话说回头来,魏忠贤主政东厂期间,位高权重。身处唯我独尊、以我划线的人治时代,要说魏忠贤手上没有徇私枉法、权钱交易、党同伐异、公报私仇和草菅人命的情况发生,是不可能的。魏忠贤不可能完全无罪。事实上,对东林党人的残酷迫害,制造杨涟、左光斗等人的冤狱,就是典型的例子。《明史纪事本末》记载:“(天启五年)秋七月,下楊漣、周朝瑞、左光斗、顧大章、袁化中於北鎮撫司……遂五日一比,慘毒更甚。比時累累跪階前,訶詬百出,裸體辱之,弛杻則受拶,弛鐐則受夾,弛拶與夾,則仍戴杻鐐以受棍。創痛未復,不再宿,復加榜掠。後訊時皆不能跪起,荷桎梏平臥堂下,見者無不切齒流涕。”另如:“工部郎中万燝上疏刺忠贤,立杖死”;“中书吴怀贤读杨涟疏,击节称叹。奴告之,毙怀贤,籍其家。”……等等等等,不一而足。
这些,都是货真价实的恶行劣迹。但令人叫绝的是,钱嘉徵、朱由检对这些罪行却一字不提,是因为这些事与魏忠贤无关?还是这些事根本就不算罪行?
必须指出,在与东林党人的斗争中,魏忠贤并不是孤身奋战。他也有一个“党”,后来被称为“阉党”。其实,这个称谓是很不准确的,比较恰当的叫法,应该称作“帝党”。因为从朱由检开列的所谓“阉党”名单中可以看到,“阉党”人员绝大多数是皇帝朱由校亲自任命的高官,属于“阉宦”的人员极少。这个名单同时说明,这个“阉党”的最高领袖,是朱由校而不是魏忠贤。

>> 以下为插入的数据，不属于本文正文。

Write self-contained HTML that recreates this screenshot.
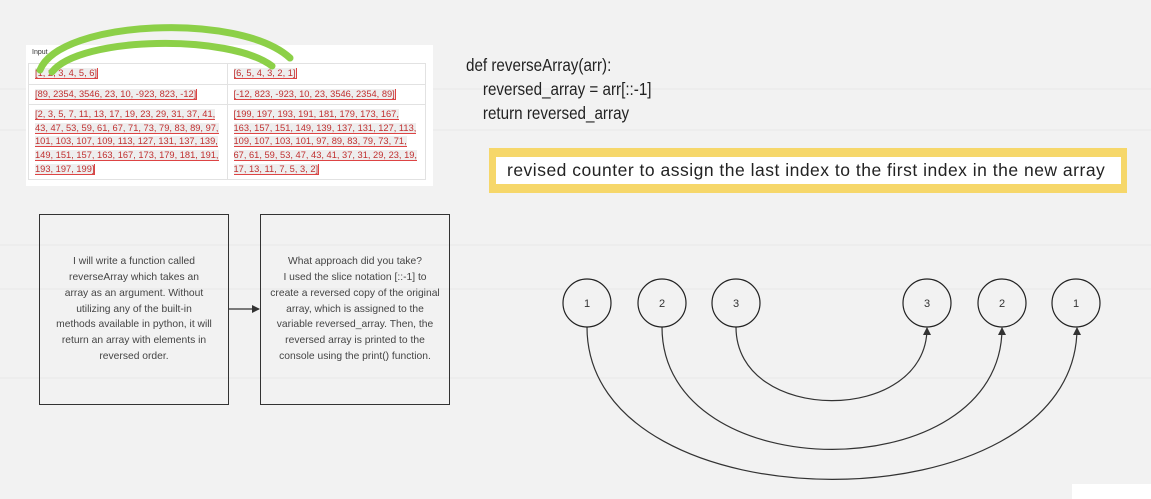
<!DOCTYPE html>
<html><head><meta charset="utf-8"><style>
body{margin:0;width:1151px;height:499px;background:#f2f2f2;overflow:hidden;position:relative;font-family:"Liberation Sans",sans-serif}
.tbl{position:absolute;left:26px;top:45px;width:407px;height:141px;background:#fff}
.tbl table{position:absolute;left:2px;top:18px;width:398px;border-collapse:collapse;font-size:9.3px;color:#c03030;table-layout:fixed}
.tbl td{border:1px solid #e2e2e2;padding:3px 6px 3px 6px;vertical-align:top;line-height:13.6px;width:50%}
.tbl span{background:#eee;border-bottom:1px solid #d44;border-right:1px solid #d44}
.box{position:absolute;border:1.5px solid #333;width:188px;height:189px;display:flex;align-items:center;justify-content:center;text-align:center;font-size:10.3px;line-height:15.8px;color:#444}
.code{position:absolute;left:466px;top:53px;font-size:17.3px;line-height:24px;color:#222;transform:scaleX(0.88);transform-origin:0 0;white-space:nowrap}
</style></head><body>
<svg width="1151" height="499" style="position:absolute;left:0;top:0">
<g stroke="#e8e8e8" stroke-width="1">
<line x1="0" y1="89" x2="1151" y2="89"/><line x1="0" y1="130" x2="1151" y2="130"/><line x1="0" y1="245" x2="1151" y2="245"/><line x1="0" y1="289" x2="1151" y2="289"/><line x1="0" y1="378" x2="1151" y2="378"/>
</g>
</svg>
<div class="tbl"><div style="position:absolute;left:6px;top:4px;font-size:7px;color:#333">Input</div>
<table>
<tr><td><span>[1, 2, 3, 4, 5, 6]</span></td><td><span>[6, 5, 4, 3, 2, 1]</span></td></tr>
<tr><td><span>[89, 2354, 3546, 23, 10, -923, 823, -12]</span></td><td><span>[-12, 823, -923, 10, 23, 3546, 2354, 89]</span></td></tr>
<tr><td><span>[2, 3, 5, 7, 11, 13, 17, 19, 23, 29, 31, 37, 41, 43, 47, 53, 59, 61, 67, 71, 73, 79, 83, 89, 97, 101, 103, 107, 109, 113, 127, 131, 137, 139, 149, 151, 157, 163, 167, 173, 179, 181, 191, 193, 197, 199]</span></td><td><span>[199, 197, 193, 191, 181, 179, 173, 167, 163, 157, 151, 149, 139, 137, 131, 127, 113, 109, 107, 103, 101, 97, 89, 83, 79, 73, 71, 67, 61, 59, 53, 47, 43, 41, 37, 31, 29, 23, 19, 17, 13, 11, 7, 5, 3, 2]</span></td></tr>
</table></div>
<div class="box" style="left:39px;top:214px"><div style="padding:0 16px">I will write a function called reverseArray which takes an array as an argument. Without utilizing any of the built-in methods available in python, it will return an array with elements in reversed order.</div></div>
<div class="box" style="left:260px;top:214px"><div style="padding:0 9px">What approach did you take?<br>I used the slice notation [::-1] to create a reversed copy of the original array, which is assigned to the variable reversed_array. Then, the reversed array is printed to the console using the print() function.</div></div>
<div class="code">def reverseArray(arr):<br>&nbsp;&nbsp;&nbsp;&nbsp;reversed_array = arr[::-1]<br>&nbsp;&nbsp;&nbsp;&nbsp;return reversed_array</div>
<div style="position:absolute;left:489px;top:148px;width:638px;height:45px;background:#f6d76a"></div>
<div style="position:absolute;left:496px;top:157px;width:625px;height:27px;background:#fff;font-size:17.5px;line-height:27px;color:#222;white-space:nowrap;padding-left:11px;box-sizing:border-box;letter-spacing:0.5px">revised counter to assign the last index to the first index in the new array</div>
<div style="position:absolute;left:1072px;top:484px;width:79px;height:15px;background:#fff"></div>
<svg width="1151" height="499" style="position:absolute;left:0;top:0">
<defs><marker id="a" markerWidth="8" markerHeight="8" refX="7" refY="4" orient="auto" markerUnits="userSpaceOnUse"><path d="M0,0 L8,4 L0,8z" fill="#333"/></marker></defs>
<g fill="none" stroke="#333" stroke-width="1.2">
<line x1="229" y1="309" x2="259" y2="309" marker-end="url(#a)"/>
<path d="M736,327 C736,425 927,425 927,328" marker-end="url(#a)"/>
<path d="M662,327 C662,490 1002,490 1002,328" marker-end="url(#a)"/>
<path d="M587,327 C587,530 1077,530 1077,328" marker-end="url(#a)"/>
</g>
<g fill="#f2f2f2" stroke="#222" stroke-width="1.2">
<circle cx="587" cy="303" r="24"/><circle cx="662" cy="303" r="24"/><circle cx="736" cy="303" r="24"/><circle cx="927" cy="303" r="24"/><circle cx="1002" cy="303" r="24"/><circle cx="1076" cy="303" r="24"/>
</g>
<g font-size="11" fill="#333" text-anchor="middle" font-family="Liberation Sans">
<text x="587" y="307">1</text><text x="662" y="307">2</text><text x="736" y="307">3</text><text x="927" y="307">3</text><text x="1002" y="307">2</text><text x="1076" y="307">1</text>
</g>
<g fill="none" stroke="#8cd048" stroke-width="7" stroke-linecap="round">
<path d="M40,70 C60,20 240,12 290,58"/>
<path d="M52,72 C80,36 230,34 272,66"/>
</g>
</svg>
</body></html>
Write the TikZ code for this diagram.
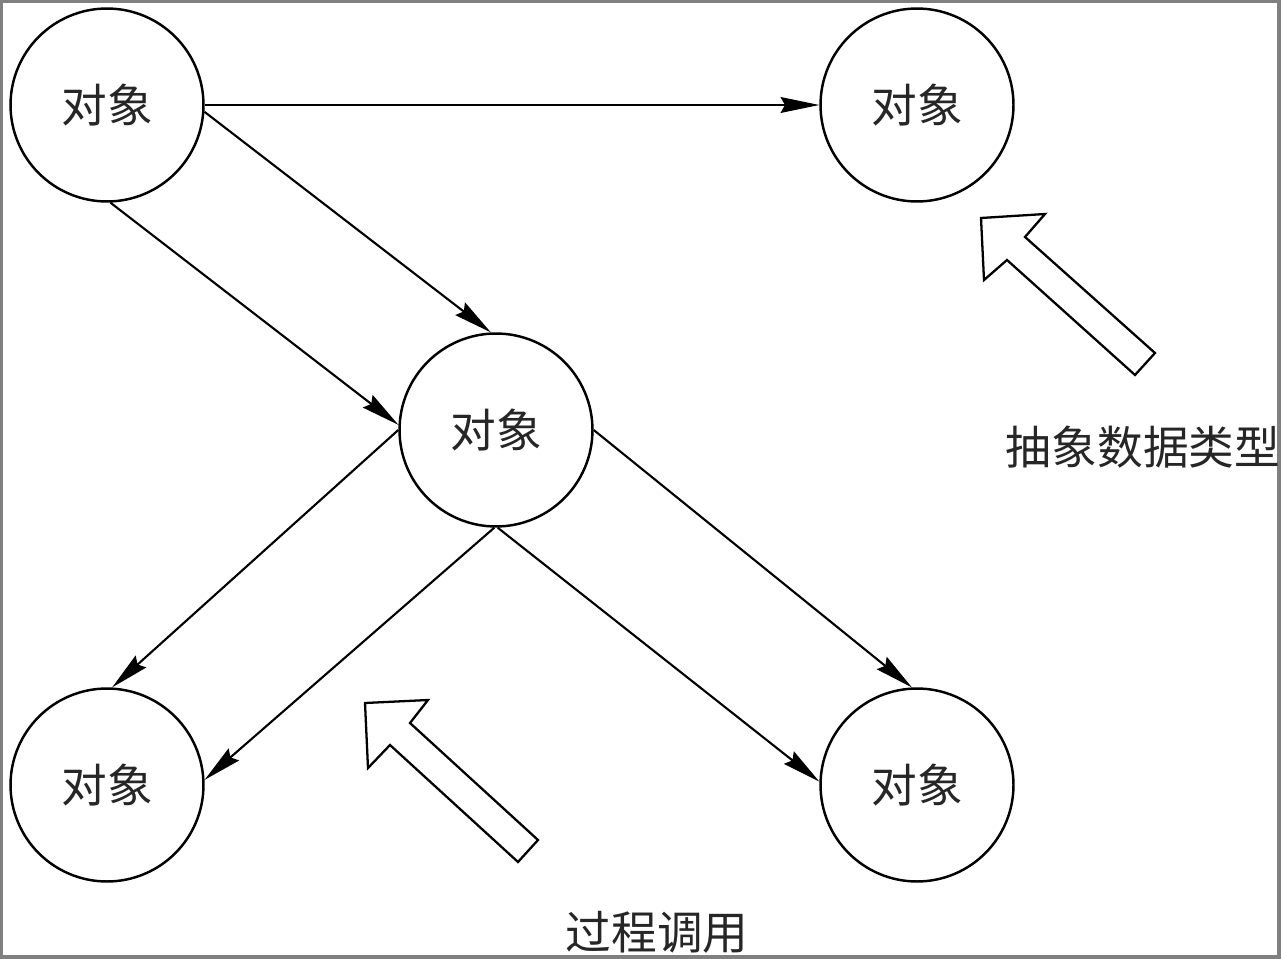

东林党与“阉党”之争,不是是与非之争,不是正确与错误之争,不是正义与邪恶之争,更不是为国为民而争。东林党与“阉党”之争,纯粹是帮派之间的权力之争,利益之争。他们的斗争手段,也别无二致,没有什么优劣之分。都是不择手段地必欲置对方于死地而后快。孙慎行控告方从哲,说:“其罪恶逆天,万无可生之路。陛下宜急讨此贼……”;杨涟控告魏忠贤,说:“寸脔忠贤不足尽其辜者”;钱嘉徵控告魏忠贤,说:“罄南山之竹,不足书其奸状;决东海之波,难以洗其罪恶。伏乞皇上独断于心,敕下法司,将魏忠贤明正典刑,以雪天下之愤”。无不如此。如果角色互换,杨涟、钱嘉徵成了主审法官,魏忠贤成了囚徒,魏忠贤的遭遇不一定会比杨涟、左光斗等人好多少。
人们在谈到天启年间的政坛乱象时,一概归之于“魏忠贤专权”,却常常忽略了朱由校的存在。当时的实际情况是,高踞庙堂之上的朱由校,才是真正的实权人物。朱由校对魏忠贤言听计从确是事实,但朱由校执政七年,从来没有放过权,也是事实。魏忠贤既没有专权,也从来就没有想过要专权。魏忠贤只是朱由校的一块石头、一只猎犬、一只替罪羊而已。没有朱由校的授权,魏忠贤这个大老粗能干什么?朱由校去世前十日,“召见阁部、科道诸臣于乾清宫,谕以魏忠贤、王体乾忠贞可计大事”;“上病亟时,召皇弟信王入,谕以当为尧舜之君,再以善事中宫为托,及委用忠贤语。既崩,忠贤自出迎王入”(《明史•宦官传》)。可见,朱由校对魏忠贤是绝对信任的,魏忠贤对朱由校是忠心耿耿的。
奉旨变成“矯旨”,是中国式的聪明。中国人素有为尊者讳的传统。功劳、善举,都归皇上,罪恶、错误,全在臣民和妃嫔身上。明朝的灭亡,其责任当然不在朱由校,也不在朱由检,而在魏忠贤了。迫害东林党人的罪恶,也就必须由魏忠贤来承担。发号施令的朱由校,因为是皇帝,自然是“被蒙蔽”的。当然,魏忠贤也不会心生怨恨,因为这一切,都是皇帝的旨意。
魏忠贤是一个喜剧人物,也是一个悲剧人物。喜与悲,全在皇帝的一念之间。方孝孺被朱棣诛灭九族,张居正被万历死后戮尸。许多人愤愤不平,朱棣和万历却认为他们罪该如此。朱由校上台后,却给方孝孺、张居正“恢复名誉”,宣布无罪。东林党人被朱由校列为贱民,永不叙用。朱由检却来了个“逐忠贤党,东林诸人复进用”。结论总是人下的。“颠倒了的历史又被颠倒过来”的现象,在中国也就不绝如缕。
魏忠贤死了。死前他与老友李朝钦痛饮一醉,然后从容自尽,告别了这个纷扰的世界。魏忠贤临死之前想了些什么?也许想了很多,也许根本就没有想。但魏忠贤现象,魏忠贤的大富大贵、大喜大悲,魏忠贤的狠如虎兕、弱如羔羊,留给了世人沉重的思考。